Segment of the (1,1) ${\mathrm{LaTiO}}_3\mathrm{\text{−}}{\mathrm{SrTiO}}_3$ multilayer, illustrating the cubic perovskite structure (unlabeled white spheres denote oxygen). An LaO layer lies in the center, bordered by two ${\mathrm{TiO}}_2$ layers, with a SrO layer at top and bottom. The lateral size of this figure corresponds to the $p(2\times 2)$ cell discussed in the text.

Figure 2

(a) Phase diagram of the Ti moments for the (1,1)-SL in a transverse $c(2\times 2)$ cell vs the on-site Coulomb repulsion strength $U$ on the Ti $3d$ orbitals. (b) Density of states (spin direction indicated by arrows) of the (1,1)-SL for different $U$ values.

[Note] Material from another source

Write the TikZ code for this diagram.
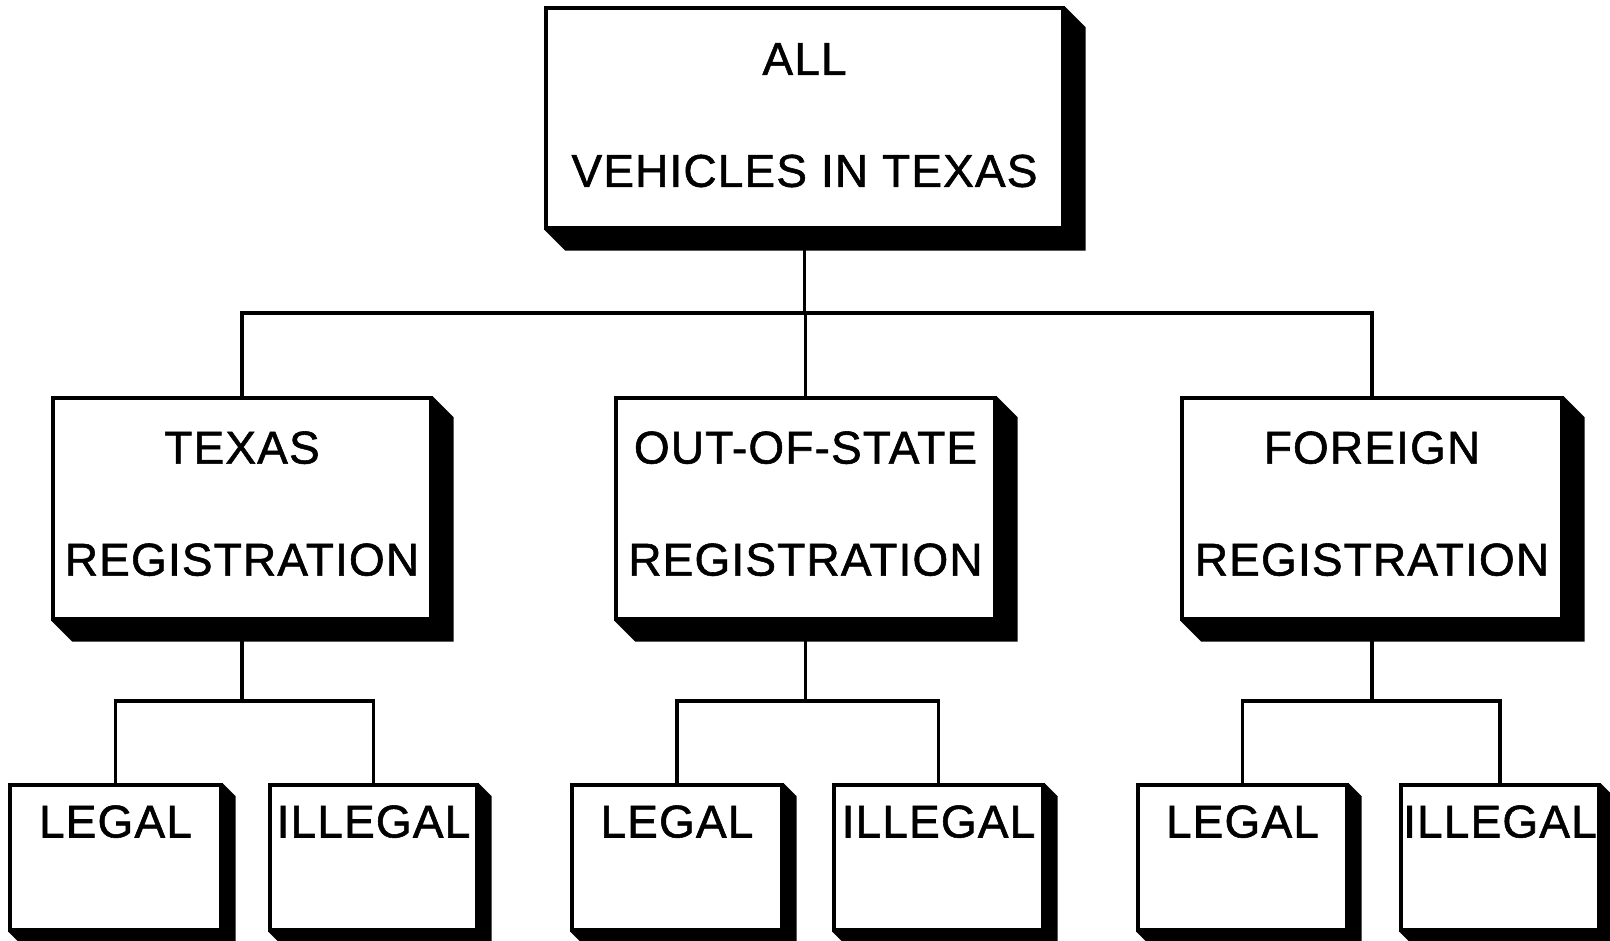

Disproportionation occurs in a weak first-order manner around $U\approx 5.5\mathrm{eV}$. HM FM indicates a region of half-metallic ferromagnetism before the Mott gap appears around $U\approx 6.5\mathrm{eV}$.

Figure 3

45° checkerboard charge density distribution of the occupied $3d$ states in the charge-ordered ${\mathrm{TiO}}_2$ layer in the FM (1,1) multilayer. Orbital ordering due to $d_{xy}$ orbital occupation is apparent. The positions of O, ${\mathrm{Ti}}^{3+}$, and ${\mathrm{Ti}}^{4+}$ ions are marked by white, light blue (gray), and dark blue (black) circles, respectively.

Figure 4

Layer-resolved projected $3d$ density of states at the Ti sites for a (a) structurally ideal and (b) relaxed (1,5) multilayer. The two topmost panels show ${\mathrm{Ti}}^{3+}$ and ${\mathrm{Ti}}^{4+}$ at the IF; the succeeding panels show the behavior of the Ti ion in deeper layers of the STO part of the slab. Ti $d_{xy}$ orbitals are marked red (dark gray), while the $d_{xz}$ and $d_{yz}$ are marked light gray.